Having shown the form of her life leading into Rio, Hore is reluctant to just let go.
In the meantime she will discuss her future with Keogh and Driessen and continue a more social involvement in the sport that has dominated her adult life.
“They are people that I trust have my best interests at heart. That would be a factor in favour of continuing.
“Before these Games I was doing PBs on the ergo at age of 34. That’s pretty satisfying. And the last two or three years training with John Driessen on the Huon have been the best of my career. It’s just so simple training down there.
“I still take a single scull out at Huon, once a week go out with a group, am still training at the gym and riding my bike.
“I’ve been working in the canteen at Rowing Tasmania’s opening pennant regattas, making brownies for the competitors. People get a bit of a shock when they walk up but I love being a part of that. It gives me a whole new appreciation.

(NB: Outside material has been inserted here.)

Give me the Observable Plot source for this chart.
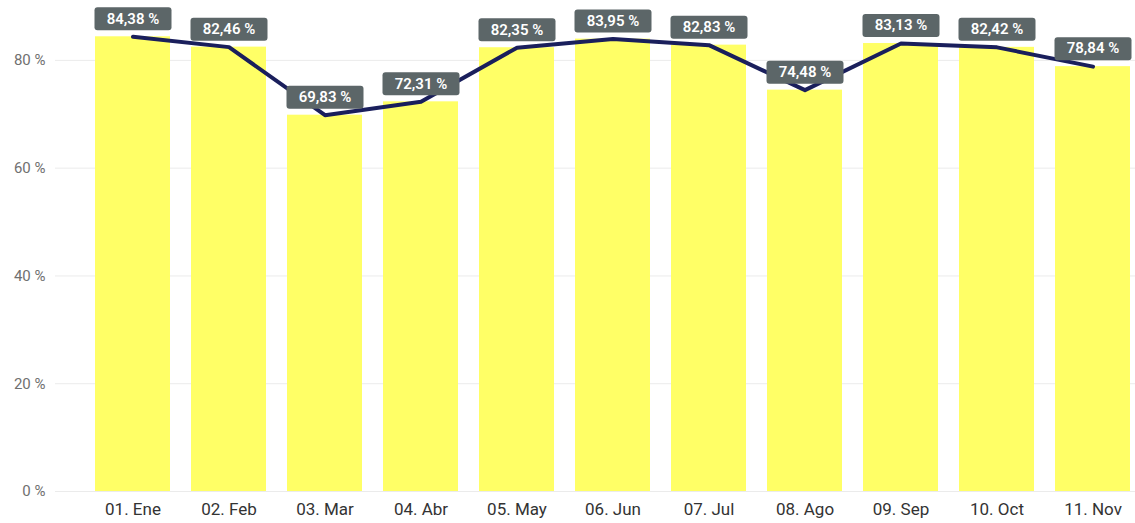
<!DOCTYPE html>
<html>
<head>
<meta charset="utf-8">
<script src="https://cdn.jsdelivr.net/npm/d3@7"></script>
<script src="https://cdn.jsdelivr.net/npm/@observablehq/plot@0.6"></script>
<style>
  html, body { margin: 0; padding: 0; background: #fff; }
  #chart svg { display: block; }
</style>
</head>
<body>
<div id="chart"></div>
<script>
const months = ["01. Ene", "02. Feb", "03. Mar", "04. Abr", "05. May", "06. Jun", "07. Jul", "08. Ago", "09. Sep", "10. Oct", "11. Nov"];
const values = [84.38, 82.46, 69.83, 72.31, 82.35, 83.95, 82.83, 74.48, 83.13, 82.42, 78.84];
const yTicks = [0, 20, 40, 60, 80];

const data = months.map((m, i) => ({month: m, value: values[i]}));
const fmtLabel = v => v.toFixed(2).replace(".", ",") + " %";

// rounded rectangle symbol for the data labels
const labelBox = {
  draw(ctx) {
    const w = 77, h = 23, r = 3;
    const x0 = -w / 2, y0 = -h / 2, x1 = w / 2, y1 = h / 2;
    ctx.moveTo(x0 + r, y0);
    ctx.lineTo(x1 - r, y0);
    ctx.arcTo(x1, y0, x1, y0 + r, r);
    ctx.lineTo(x1, y1 - r);
    ctx.arcTo(x1, y1, x1 - r, y1, r);
    ctx.lineTo(x0 + r, y1);
    ctx.arcTo(x0, y1, x0, y1 - r, r);
    ctx.lineTo(x0, y0 + r);
    ctx.arcTo(x0, y0, x0 + r, y0, r);
    ctx.closePath();
  }
};

const chart = Plot.plot({
  width: 1135,
  height: 523,
  marginLeft: 55,
  marginRight: 0,
  marginTop: 6,
  marginBottom: 32,
  style: {fontFamily: "Roboto, 'DejaVu Sans', sans-serif", background: "#fff"},
  x: {domain: months, range: [90.2, 1134.7], paddingInner: 0.22, paddingOuter: 0.05, label: null},
  y: {domain: [0, 90], label: null},
  marks: [
    Plot.ruleY(yTicks, {stroke: "#ebebeb", strokeWidth: 1}),
    Plot.barY(data, {x: "month", y: "value", fill: "#ffff66"}),
    Plot.lineY(data, {x: "month", y: "value", stroke: "#1a1f5c", strokeWidth: 4, strokeLinejoin: "round", strokeLinecap: "round"}),
    Plot.dot(data, {x: "month", y: "value", symbol: labelBox, fill: "#5c6668", stroke: "none", dy: -18}),
    Plot.text(data, {x: "month", y: "value", text: d => fmtLabel(d.value), dy: -18, fill: "#ffffff", fontSize: 15, fontWeight: 600, letterSpacing: "0.3px"}),
    Plot.axisY({ticks: yTicks, tickSize: 0, tickPadding: 10, tickFormat: d => d + " %", fontSize: 15, fill: "#707070"}),
    Plot.axisX({tickSize: 0, tickPadding: 11, fontSize: 17, fill: "#333", letterSpacing: "0.5px"})
  ]
});
document.getElementById("chart").appendChild(chart);
</script>
</body>
</html>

“To go to the Rowing Tasmania AGM and see so many volunteers that make our sport happen and see what goes on behind the scenes really makes me want to help out.
“Plus it was freezing and windy so I did not miss being out on the water.
“I’m really glad that I kept rowing because I was in a pretty bad place after London and everything that happened there. I did not think I’d get back to rowing let alone achieving the best results I ever have personally.
“At London I was really disappointed with fourth because I thought I could do better but I look back now and think with our limited preparation, that was a good result.
“I would like to try a smaller boat like a double where you have a little bit more control and only have to rely on one other person. I have not done that at an Olympics
“I would not mind a national championships to prove I can still do it. It’s just hard to think in four-year cycles and doing two or three sessions per day for that time.
“It’s hard to think about Tokyo at the moment.”